Source code of charts
⟨

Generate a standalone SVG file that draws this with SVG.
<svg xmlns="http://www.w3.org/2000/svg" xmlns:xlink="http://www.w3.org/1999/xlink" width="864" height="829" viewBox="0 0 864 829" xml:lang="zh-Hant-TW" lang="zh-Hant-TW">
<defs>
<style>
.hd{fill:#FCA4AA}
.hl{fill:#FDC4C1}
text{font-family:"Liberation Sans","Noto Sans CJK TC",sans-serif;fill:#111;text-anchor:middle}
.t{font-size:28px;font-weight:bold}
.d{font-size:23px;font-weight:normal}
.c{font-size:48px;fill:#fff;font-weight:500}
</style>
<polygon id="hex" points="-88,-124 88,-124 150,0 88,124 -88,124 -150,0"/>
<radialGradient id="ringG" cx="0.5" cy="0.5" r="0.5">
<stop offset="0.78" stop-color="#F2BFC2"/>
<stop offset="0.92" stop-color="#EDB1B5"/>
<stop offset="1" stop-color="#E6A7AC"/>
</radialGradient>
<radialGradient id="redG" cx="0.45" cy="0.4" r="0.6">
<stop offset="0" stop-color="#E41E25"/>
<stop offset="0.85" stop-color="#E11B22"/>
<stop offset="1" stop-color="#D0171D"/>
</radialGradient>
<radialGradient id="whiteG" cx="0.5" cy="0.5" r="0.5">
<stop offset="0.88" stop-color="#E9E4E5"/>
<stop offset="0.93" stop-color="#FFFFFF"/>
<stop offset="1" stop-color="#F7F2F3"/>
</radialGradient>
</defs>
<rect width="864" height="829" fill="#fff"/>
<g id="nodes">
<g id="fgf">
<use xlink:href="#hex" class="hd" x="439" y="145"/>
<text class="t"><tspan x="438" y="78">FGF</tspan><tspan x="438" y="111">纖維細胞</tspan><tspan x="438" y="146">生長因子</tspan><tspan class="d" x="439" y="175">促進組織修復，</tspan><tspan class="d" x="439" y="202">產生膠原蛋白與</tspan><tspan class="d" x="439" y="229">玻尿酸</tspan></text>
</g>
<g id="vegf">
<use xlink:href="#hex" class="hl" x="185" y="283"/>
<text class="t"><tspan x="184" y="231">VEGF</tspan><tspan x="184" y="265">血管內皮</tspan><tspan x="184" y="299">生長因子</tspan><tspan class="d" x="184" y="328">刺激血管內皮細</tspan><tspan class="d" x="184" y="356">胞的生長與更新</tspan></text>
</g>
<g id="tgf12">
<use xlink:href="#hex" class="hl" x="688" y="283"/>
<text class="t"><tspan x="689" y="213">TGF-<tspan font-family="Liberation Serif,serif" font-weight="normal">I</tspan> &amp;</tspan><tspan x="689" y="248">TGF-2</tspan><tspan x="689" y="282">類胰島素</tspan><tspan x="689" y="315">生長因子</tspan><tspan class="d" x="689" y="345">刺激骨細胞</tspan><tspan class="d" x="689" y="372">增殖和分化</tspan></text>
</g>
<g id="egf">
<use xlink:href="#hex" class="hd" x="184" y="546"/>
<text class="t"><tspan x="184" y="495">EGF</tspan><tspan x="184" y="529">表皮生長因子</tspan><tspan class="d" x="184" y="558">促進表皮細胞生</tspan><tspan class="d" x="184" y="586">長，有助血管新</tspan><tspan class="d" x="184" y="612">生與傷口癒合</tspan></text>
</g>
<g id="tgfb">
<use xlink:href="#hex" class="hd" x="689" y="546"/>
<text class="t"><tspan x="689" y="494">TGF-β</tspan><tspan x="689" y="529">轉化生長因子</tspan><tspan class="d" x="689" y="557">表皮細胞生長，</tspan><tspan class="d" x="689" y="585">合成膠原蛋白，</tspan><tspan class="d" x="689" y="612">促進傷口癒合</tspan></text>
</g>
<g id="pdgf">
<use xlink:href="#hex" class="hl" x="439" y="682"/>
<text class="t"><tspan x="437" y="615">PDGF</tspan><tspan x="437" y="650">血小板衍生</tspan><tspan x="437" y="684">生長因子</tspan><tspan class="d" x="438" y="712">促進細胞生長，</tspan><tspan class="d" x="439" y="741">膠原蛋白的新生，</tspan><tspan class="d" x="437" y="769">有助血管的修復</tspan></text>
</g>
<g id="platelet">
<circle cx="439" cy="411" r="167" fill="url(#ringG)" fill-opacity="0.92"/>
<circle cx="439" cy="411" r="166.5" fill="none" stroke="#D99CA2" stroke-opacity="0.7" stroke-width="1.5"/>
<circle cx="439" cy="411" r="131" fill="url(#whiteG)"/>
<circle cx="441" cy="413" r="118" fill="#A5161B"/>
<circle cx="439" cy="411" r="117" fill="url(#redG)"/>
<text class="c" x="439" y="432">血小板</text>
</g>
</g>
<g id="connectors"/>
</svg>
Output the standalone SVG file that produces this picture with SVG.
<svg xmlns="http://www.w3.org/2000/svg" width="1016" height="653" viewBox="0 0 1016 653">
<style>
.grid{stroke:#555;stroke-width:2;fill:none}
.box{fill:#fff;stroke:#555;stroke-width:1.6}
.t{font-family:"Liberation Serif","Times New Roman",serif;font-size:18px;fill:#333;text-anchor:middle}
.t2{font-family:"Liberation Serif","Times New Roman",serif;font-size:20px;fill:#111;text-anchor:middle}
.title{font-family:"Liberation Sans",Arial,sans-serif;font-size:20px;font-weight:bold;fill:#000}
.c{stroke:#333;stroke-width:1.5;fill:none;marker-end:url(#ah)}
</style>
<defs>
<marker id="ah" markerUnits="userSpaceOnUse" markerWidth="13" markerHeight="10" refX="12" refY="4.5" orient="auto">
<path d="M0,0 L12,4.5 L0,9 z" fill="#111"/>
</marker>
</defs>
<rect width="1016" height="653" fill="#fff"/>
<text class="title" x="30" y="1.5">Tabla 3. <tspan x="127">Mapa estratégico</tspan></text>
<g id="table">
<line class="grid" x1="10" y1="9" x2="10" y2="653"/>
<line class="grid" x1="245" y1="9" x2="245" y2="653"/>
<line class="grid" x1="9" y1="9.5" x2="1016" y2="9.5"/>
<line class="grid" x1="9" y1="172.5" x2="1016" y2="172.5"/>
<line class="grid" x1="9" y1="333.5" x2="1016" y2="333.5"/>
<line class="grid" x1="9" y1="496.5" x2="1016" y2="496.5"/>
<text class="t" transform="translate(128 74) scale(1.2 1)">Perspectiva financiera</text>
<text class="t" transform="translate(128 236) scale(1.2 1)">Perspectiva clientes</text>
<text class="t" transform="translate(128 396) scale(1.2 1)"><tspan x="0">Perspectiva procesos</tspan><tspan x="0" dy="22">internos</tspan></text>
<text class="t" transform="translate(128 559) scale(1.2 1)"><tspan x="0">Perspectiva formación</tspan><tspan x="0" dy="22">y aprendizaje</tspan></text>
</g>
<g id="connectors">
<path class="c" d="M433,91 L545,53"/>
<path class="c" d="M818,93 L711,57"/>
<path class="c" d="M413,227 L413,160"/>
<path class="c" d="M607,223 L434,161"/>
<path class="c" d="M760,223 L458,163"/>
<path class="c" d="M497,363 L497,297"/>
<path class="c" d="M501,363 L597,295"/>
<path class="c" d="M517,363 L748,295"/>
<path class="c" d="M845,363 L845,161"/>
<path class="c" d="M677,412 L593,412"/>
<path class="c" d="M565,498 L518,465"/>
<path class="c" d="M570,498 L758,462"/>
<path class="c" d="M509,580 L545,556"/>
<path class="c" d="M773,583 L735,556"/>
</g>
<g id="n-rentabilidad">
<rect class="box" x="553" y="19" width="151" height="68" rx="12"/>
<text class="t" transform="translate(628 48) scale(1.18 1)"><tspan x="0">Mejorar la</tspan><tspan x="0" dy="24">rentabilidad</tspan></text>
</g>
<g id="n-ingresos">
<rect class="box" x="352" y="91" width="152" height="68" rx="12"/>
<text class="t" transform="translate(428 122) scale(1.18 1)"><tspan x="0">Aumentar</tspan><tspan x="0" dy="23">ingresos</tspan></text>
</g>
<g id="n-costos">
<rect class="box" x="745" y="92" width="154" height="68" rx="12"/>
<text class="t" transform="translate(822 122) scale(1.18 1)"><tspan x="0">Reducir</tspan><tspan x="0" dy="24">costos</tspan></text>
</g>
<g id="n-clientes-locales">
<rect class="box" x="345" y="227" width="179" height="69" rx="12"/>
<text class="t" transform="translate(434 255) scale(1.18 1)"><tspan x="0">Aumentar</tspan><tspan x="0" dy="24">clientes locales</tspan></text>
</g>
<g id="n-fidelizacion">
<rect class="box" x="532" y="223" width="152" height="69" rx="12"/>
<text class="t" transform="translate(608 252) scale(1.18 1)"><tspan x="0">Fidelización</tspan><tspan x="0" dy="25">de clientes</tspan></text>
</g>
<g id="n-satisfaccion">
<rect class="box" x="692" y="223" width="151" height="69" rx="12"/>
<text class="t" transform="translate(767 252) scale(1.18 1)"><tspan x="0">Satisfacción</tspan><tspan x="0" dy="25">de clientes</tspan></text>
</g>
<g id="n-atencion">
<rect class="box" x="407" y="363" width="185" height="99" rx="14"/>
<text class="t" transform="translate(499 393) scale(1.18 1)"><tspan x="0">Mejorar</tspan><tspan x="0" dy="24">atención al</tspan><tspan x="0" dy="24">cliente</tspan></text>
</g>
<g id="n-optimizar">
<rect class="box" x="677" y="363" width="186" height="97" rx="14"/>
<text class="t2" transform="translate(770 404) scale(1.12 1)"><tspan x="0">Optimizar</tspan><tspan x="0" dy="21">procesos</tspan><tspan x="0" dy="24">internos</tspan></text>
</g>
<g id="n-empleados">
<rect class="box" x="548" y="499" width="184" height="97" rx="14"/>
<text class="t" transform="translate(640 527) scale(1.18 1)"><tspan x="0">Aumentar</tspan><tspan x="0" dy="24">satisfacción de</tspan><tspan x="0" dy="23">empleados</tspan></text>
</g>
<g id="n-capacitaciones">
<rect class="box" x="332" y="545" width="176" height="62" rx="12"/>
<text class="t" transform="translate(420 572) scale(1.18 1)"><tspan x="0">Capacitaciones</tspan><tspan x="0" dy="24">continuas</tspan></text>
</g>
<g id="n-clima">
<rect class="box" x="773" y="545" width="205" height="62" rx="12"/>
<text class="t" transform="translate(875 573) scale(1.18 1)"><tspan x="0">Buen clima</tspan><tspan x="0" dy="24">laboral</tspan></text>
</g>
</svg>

⟩

PROBLEM DETAILS — Gather every line from the entries above where the word "this" appears, and copy them.

THE RESULT —
Generate a standalone SVG file that draws this with SVG.
Output the standalone SVG file that produces this picture with SVG.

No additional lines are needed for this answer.